In a longitudinal study conducted at the University of Akron, a link between student satisfaction, mental focus, and velocity (the rate of progess) was found. This means students found satisfaction in completing tasks in ways that saved the most time. This influences an increase in focus to accomplish the multitasking goals.

In the same 2010 study, researchers found that students not only focused on achieving goals but also prioritized maintaining reasonable levels of emotional wellbeing. If multitasking stresses you out because you find you cannot focus on more than one task at a time, this should show you are not able to focus on the tasks at hand simultaneously.
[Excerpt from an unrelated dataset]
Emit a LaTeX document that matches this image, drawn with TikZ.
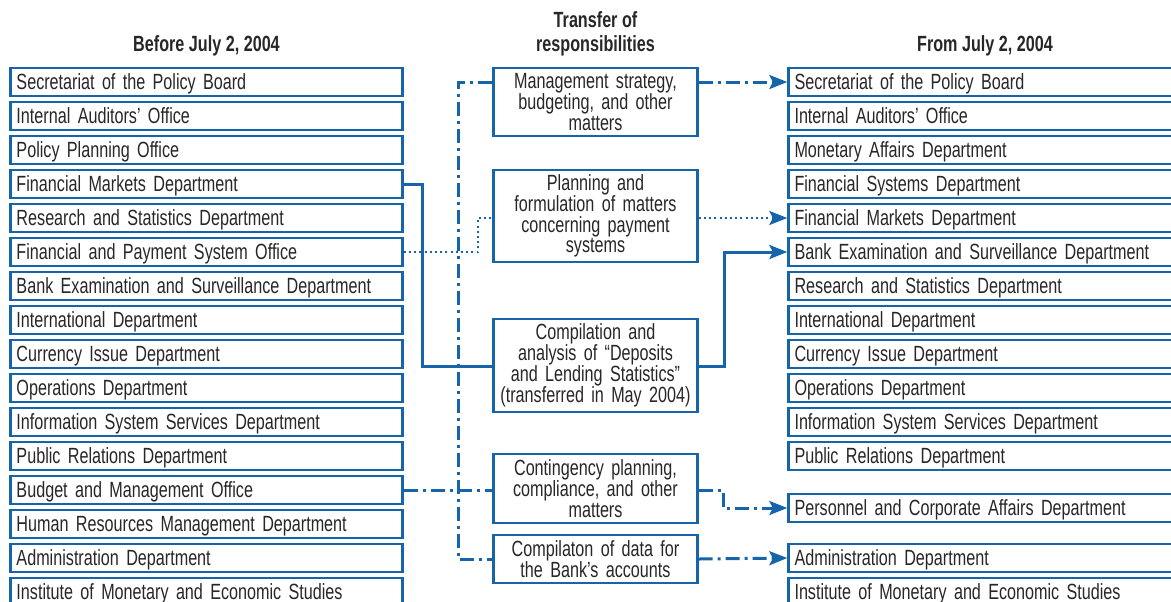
\documentclass[tikz,border=0pt]{standalone}
\usepackage{fontspec}
\setmainfont{Liberation Sans}[FakeStretch=0.735]
\usetikzlibrary{arrows.meta}
\definecolor{boj}{RGB}{22,100,170}
\definecolor{ink}{RGB}{40,38,38}

\begin{document}
\begin{tikzpicture}[x=0.5pt, y=-0.5pt, node distance=17pt, text=ink,
  dept/.style = {draw=boj, line width=1.2pt, text width=190pt, align=left, inner xsep=3pt, inner ysep=0pt, minimum height=14pt, text height=7.9pt, text depth=0pt, font=\fontsize{11}{11}\selectfont},
  task/.style = {draw=boj, line width=1.2pt, text width=100pt, align=center, inner xsep=1pt, inner ysep=0pt, font=\fontsize{11}{10.4}\selectfont},
  head/.style = {align=center, font=\fontsize{11}{12}\selectfont\bfseries},
  link/.style = {draw=boj, line width=1.5pt},
  dd/.style = {link, dash pattern=on 7pt off 2.5pt on 1.5pt off 2.5pt},
  dotline/.style = {link, line width=1.1pt, dash pattern=on 1pt off 1.6pt},
  tip/.style = {-{Stealth[length=9pt, width=7pt, inset=1.8pt]}}]
\useasboundingbox (0,0) rectangle (1171,601);

% headings
\node[head] (hl) at (206.5,46) {Before July 2, 2004};
\node[head] (hm) at (595.5,34) {Transfer of\\responsibilities};
\node[head] (hr) at (985,46) {From July 2, 2004};

% before
\node[dept] (l1) at (206.5,82) {Secretariat of the Policy Board};
\node[dept] (l2) [below of=l1] {Internal Auditors’ Office};
\node[dept] (l3) [below of=l2] {Policy Planning Office};
\node[dept] (l4) [below of=l3] {Financial Markets Department};
\node[dept] (l5) [below of=l4] {Research and Statistics Department};
\node[dept] (l6) [below of=l5] {Financial and Payment System Office};
\node[dept] (l7) [below of=l6] {Bank Examination and Surveillance Department};
\node[dept] (l8) [below of=l7] {International Department};
\node[dept] (l9) [below of=l8] {Currency Issue Department};
\node[dept] (l10) [below of=l9] {Operations Department};
\node[dept] (l11) [below of=l10] {Information System Services Department};
\node[dept] (l12) [below of=l11] {Public Relations Department};
\node[dept] (l13) [below of=l12] {Budget and Management Office};
\node[dept] (l14) [below of=l13] {Human Resources Management Department};
\node[dept] (l15) [below of=l14] {Administration Department};
\node[dept] (l16) [below of=l15] {Institute of Monetary and Economic Studies};

% from
\node[dept] (r1) at (984.5,82) {Secretariat of the Policy Board};
\node[dept] (r2) [below of=r1] {Internal Auditors’ Office};
\node[dept] (r3) [below of=r2] {Monetary Affairs Department};
\node[dept] (r4) [below of=r3] {Financial Systems Department};
\node[dept] (r5) [below of=r4] {Financial Markets Department};
\node[dept] (r6) [below of=r5] {Bank Examination and Surveillance Department};
\node[dept] (r7) [below of=r6] {Research and Statistics Department};
\node[dept] (r8) [below of=r7] {International Department};
\node[dept] (r9) [below of=r8] {Currency Issue Department};
\node[dept] (r10) [below of=r9] {Operations Department};
\node[dept] (r11) [below of=r10] {Information System Services Department};
\node[dept] (r12) [below of=r11] {Public Relations Department};
\node[dept] (r13) at (984.5,508) {Personnel and Corporate Affairs Department};
\node[dept] (r14) at (984.5,558) {Administration Department};
\node[dept] (r15) [below of=r14] {Institute of Monetary and Economic Studies};

% transfers
\node[task, minimum height=34pt] (t1) at (595.5,102) {Management strategy,\\budgeting, and other\\matters};
\node[task, minimum height=46pt] (t2) at (595.5,216) {Planning and\\formulation of matters\\concerning payment\\systems};
\node[task, minimum height=46.5pt] (t3) at (595.5,365.5) {Compilation and\\analysis of “Deposits\\and Lending Statistics”\\(transferred in May 2004)};
\node[task, minimum height=34.5pt] (t4) at (595.5,488.5) {Contingency planning,\\compliance, and other\\matters};
\node[task, minimum height=24pt] (t5) at (595.5,559) {Compilaton of data for\\the Bank’s accounts};

\coordinate (bus) at (458,490);
\coordinate (p2) at (478,218);
\coordinate (s1) at (422,366);
\coordinate (s2) at (724,252);
\coordinate (c1) at (723,508);

\draw[dd] (t1.west |- l1) -| (bus) |- (t5.west);
\draw[dd] (l13.east) -- (t4.west |- l13);
\draw[dd, tip] (t1.east |- r1) -- (r1.west);
\draw[dd, tip] (t4.east |- l13) -| (c1) -- (r13.west);
\draw[dd, tip] (t5.east) -- (r14.west);
\draw[dotline] (l6.east) -| (p2) -- (t2.west |- r5);
\draw[dotline, tip] (t2.east |- r5) -- (r5.west);
\draw[link] (l4.east) -| (s1) -- (t3.west |- s1);
\draw[link, tip] (t3.east |- s1) -| (s2) -- (r6.west);
\end{tikzpicture}
\end{document}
The study suggests that the best remedy is to practice goal revision. Instead of trying to watch a documentary while writing a paper, your new goal might be running on a treadmill while either watching the documentary or proofreading your paper.

 

Prioritize your focus

Choosing your primary focus is essential when you want to multitask successfully and there are several approaches to effective multitasking.
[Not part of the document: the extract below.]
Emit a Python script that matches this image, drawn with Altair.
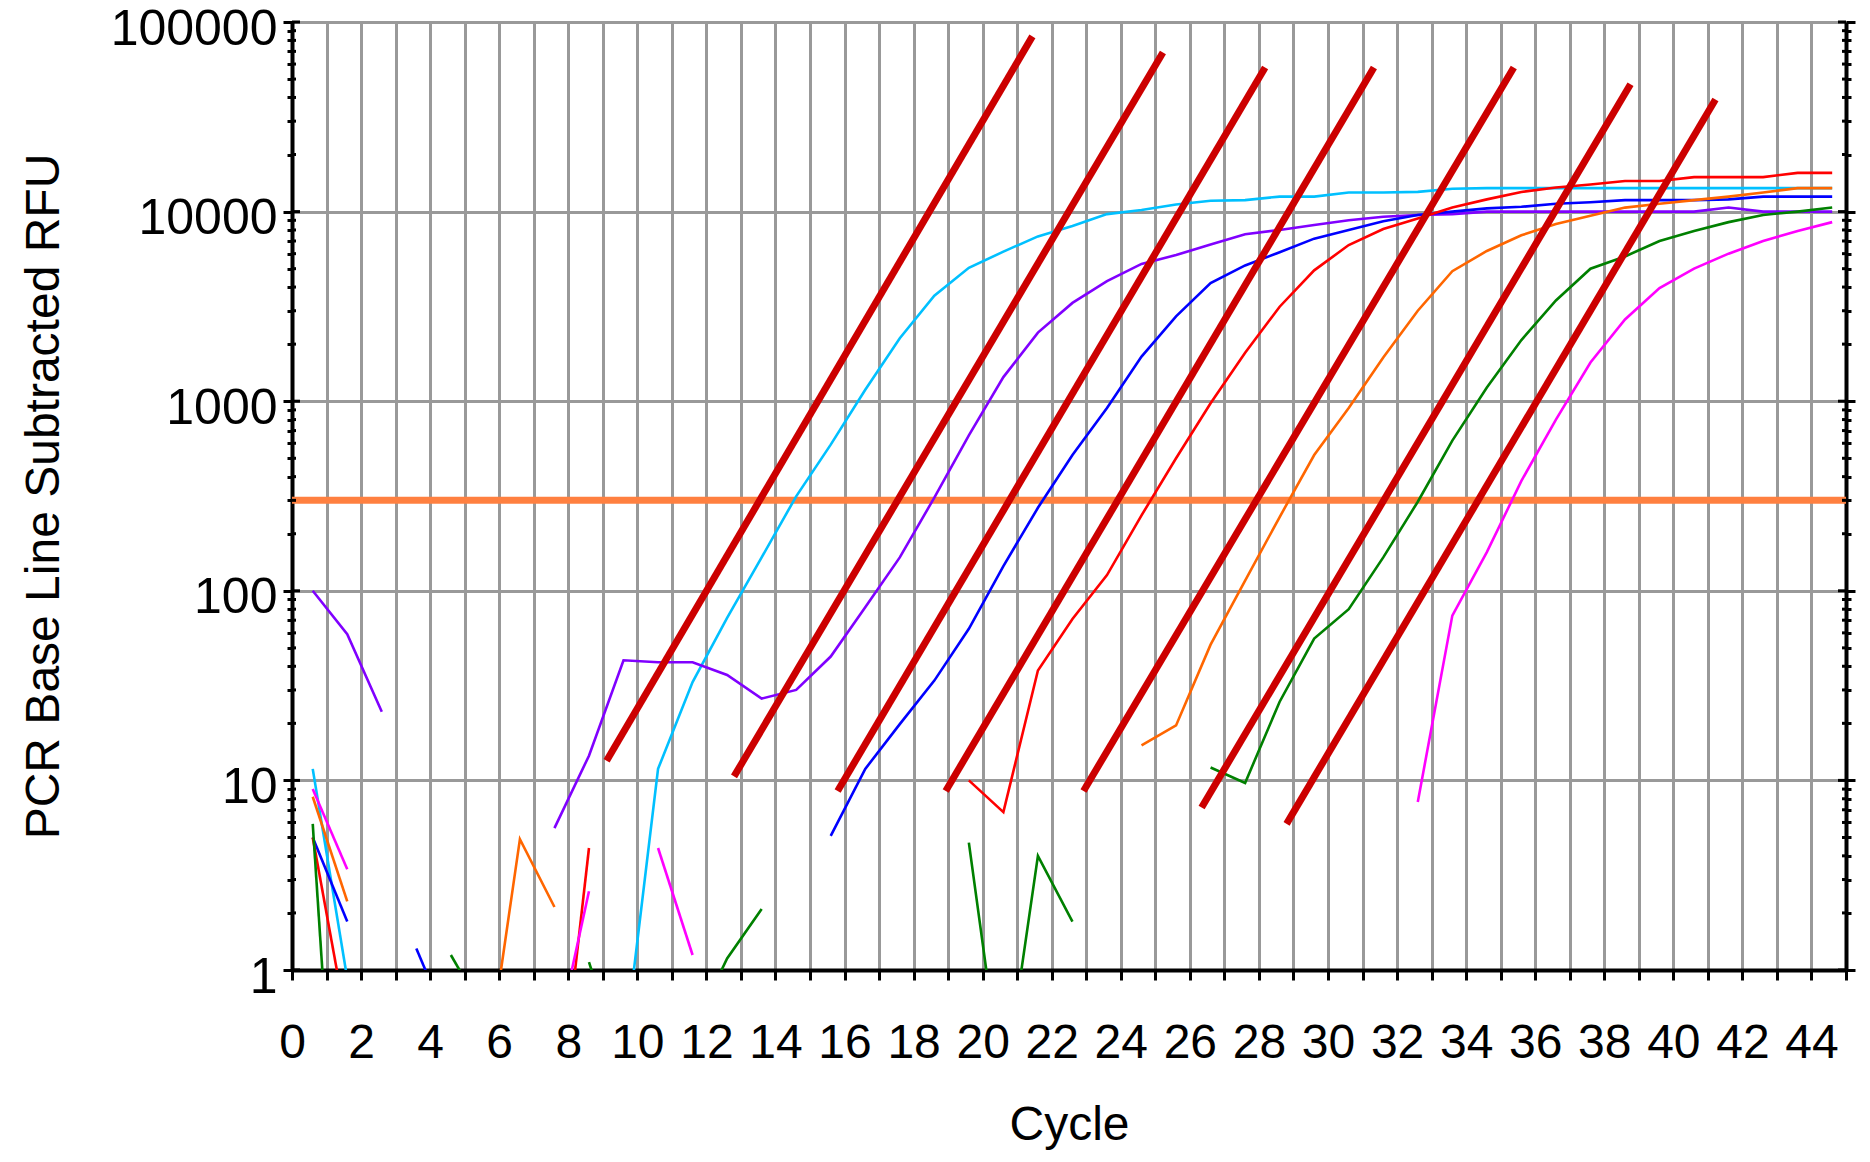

A model used in the 2017 journal article on multitasking done by Psychological Research called the STOM (strategic task overload management) model names five task attributes. These attributes are salience (visual attractiveness), priorities, interest, attribute weights and task difficulty. The model serves as one tool for prioritizing (or not) tasks with the attributes mentioned. For example, if the task difficulty is too high, one might prioritize this task. Even so, one may even avoid doing it because of this attribute.

Another tool discussed in the study is the MADD model, which weighs the consequences and results that might occur after choosing a task to prioritize or place more focus on. Evaluating the possible consequences results in spending less time deciding on a task to prioritize. The simplest method to multitask successfully is to choose a task to focus on based on experience and time invested in the task. The study found that the most beneficial aspect of understanding multitasking as a choice is the ability to then choose what to prioritize. This does not solely mean doing two things at once but it is the prioritization of switching tasks, or shifts in attention to “dual-tasks.”

 

Give it a shot

The choice to multitask makes it possible to complete multiple tasks at once or in a dedicated time period. Nevertheless, it takes effort and practice. To effectively do this, you need to learn what your limitations and capabilities are and use them to your advantage. Doing this will help you — the mother, business owner or college student — use multitasking as a key to being more successful and efficient.

As someone who has difficulty focusing on one task at a time, I use multitasking as a justification. I also use multitasking as a tool to help me with this issue of focusing. I find that it is easier to work on multiple small tasks at once. This I do, rather than one crucial task that would take a lot of my cognitive capability. For a task that takes up more of my cognitive capability, say reading a philosophical text, I would need more focus. The reason for this is that there are tasks where multitasking is not possible. Mentioning this is important because I use multitasking to get a number of tasks out of the way. Then eventually, I am able to finally get to that crucial task, which will take more time and effort.

It took time to establish my multitasking limits. I still work on which of my senses can spare my mental focus. However, it is very rewarding whenever I can split my focus and thereby be more efficient. I encourage you to practice consciously choosing your tasks, so you can multitask successfully. Find out how you can use this tool to improve your ability to complete more tasks in less time. In consciously multitasking, your time will be more productive. And in the end, you will have more time for you.